Given task: Nothing in the data should change when you return it, but leave the pictures out.

Begin Collected material

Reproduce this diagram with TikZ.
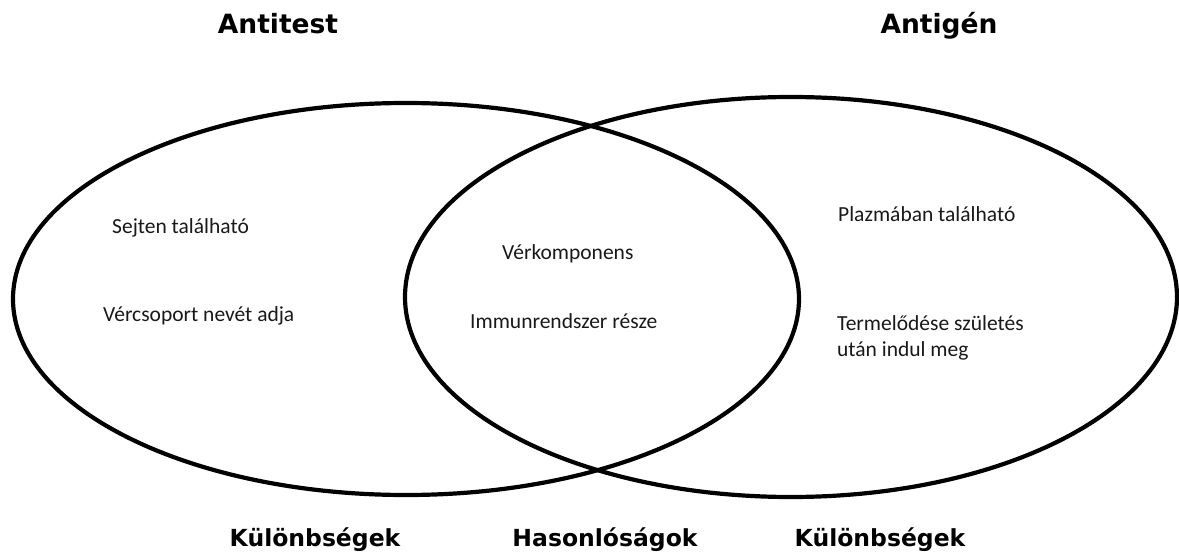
\documentclass[tikz,border=0pt]{standalone}
\usepackage{fontspec}
\setmainfont{Carlito}
\newfontfamily\titlefont{DejaVu Sans}
\tikzset{
  venn/.style={line width=4.2pt, draw=black},
  itemtext/.style={anchor=west, inner sep=0pt, font=\fontsize{21.5}{26}\selectfont, text=black!90},
  titletext/.style={anchor=base, inner sep=0pt, font=\titlefont\bfseries\fontsize{23.5}{28}\selectfont},
  toptitle/.style={titletext, font=\titlefont\bfseries\fontsize{26.5}{32}\selectfont},
}
\begin{document}
\begin{tikzpicture}[x=1pt,y=-1pt]
\useasboundingbox (0,0) rectangle (1179,556);
\fill[white] (0,0) rectangle (1179,556);
% ellipses
\draw[venn] (406,299) ellipse [x radius=393pt, y radius=196pt];
\draw[venn] (791,297) ellipse [x radius=386pt, y radius=200pt];
% titles
\node[toptitle] (antitest) at (278,34) {Antitest};
\node[toptitle] (antigen) at (939,34) {Antigén};
\node[titletext] (kul1) at (315,546) {Különbségek};
\node[titletext] (hason) at (605,546) {Hasonlóságok};
\node[titletext] (kul2) at (880,546) {Különbségek};
% left items
\node[itemtext] (sejten) at (112,228) {Sejten található};
\node[itemtext] (vercs) at (103,316) {Vércsoport nevét adja};
% middle items
\node[itemtext] (verk) at (502,254) {Vérkomponens};
\node[itemtext] (immun) at (470,321) {Immunrendszer része};
% right items
\node[itemtext] (plazma) at (838,214) {Plazmában található};
\node[itemtext, align=left] (termel) at (837,338) {Termelődése születés\\után indul meg};
\end{tikzpicture}
\end{document}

End Collected material

Finished exercise:
Reproduce this diagram with TikZ.
\documentclass[tikz,border=0pt]{standalone}
\usepackage{fontspec}
\setmainfont{Carlito}
\newfontfamily\titlefont{DejaVu Sans}
\tikzset{
  venn/.style={line width=4.2pt, draw=black},
  itemtext/.style={anchor=west, inner sep=0pt, font=\fontsize{21.5}{26}\selectfont, text=black!90},
  titletext/.style={anchor=base, inner sep=0pt, font=\titlefont\bfseries\fontsize{23.5}{28}\selectfont},
  toptitle/.style={titletext, font=\titlefont\bfseries\fontsize{26.5}{32}\selectfont},
}
\begin{document}
\begin{tikzpicture}[x=1pt,y=-1pt]
\useasboundingbox (0,0) rectangle (1179,556);
\fill[white] (0,0) rectangle (1179,556);
% ellipses
\draw[venn] (406,299) ellipse [x radius=393pt, y radius=196pt];
\draw[venn] (791,297) ellipse [x radius=386pt, y radius=200pt];
% titles
\node[toptitle] (antitest) at (278,34) {Antitest};
\node[toptitle] (antigen) at (939,34) {Antigén};
\node[titletext] (kul1) at (315,546) {Különbségek};
\node[titletext] (hason) at (605,546) {Hasonlóságok};
\node[titletext] (kul2) at (880,546) {Különbségek};
% left items
\node[itemtext] (sejten) at (112,228) {Sejten található};
\node[itemtext] (vercs) at (103,316) {Vércsoport nevét adja};
% middle items
\node[itemtext] (verk) at (502,254) {Vérkomponens};
\node[itemtext] (immun) at (470,321) {Immunrendszer része};
% right items
\node[itemtext] (plazma) at (838,214) {Plazmában található};
\node[itemtext, align=left] (termel) at (837,338) {Termelődése születés\\után indul meg};
\end{tikzpicture}
\end{document}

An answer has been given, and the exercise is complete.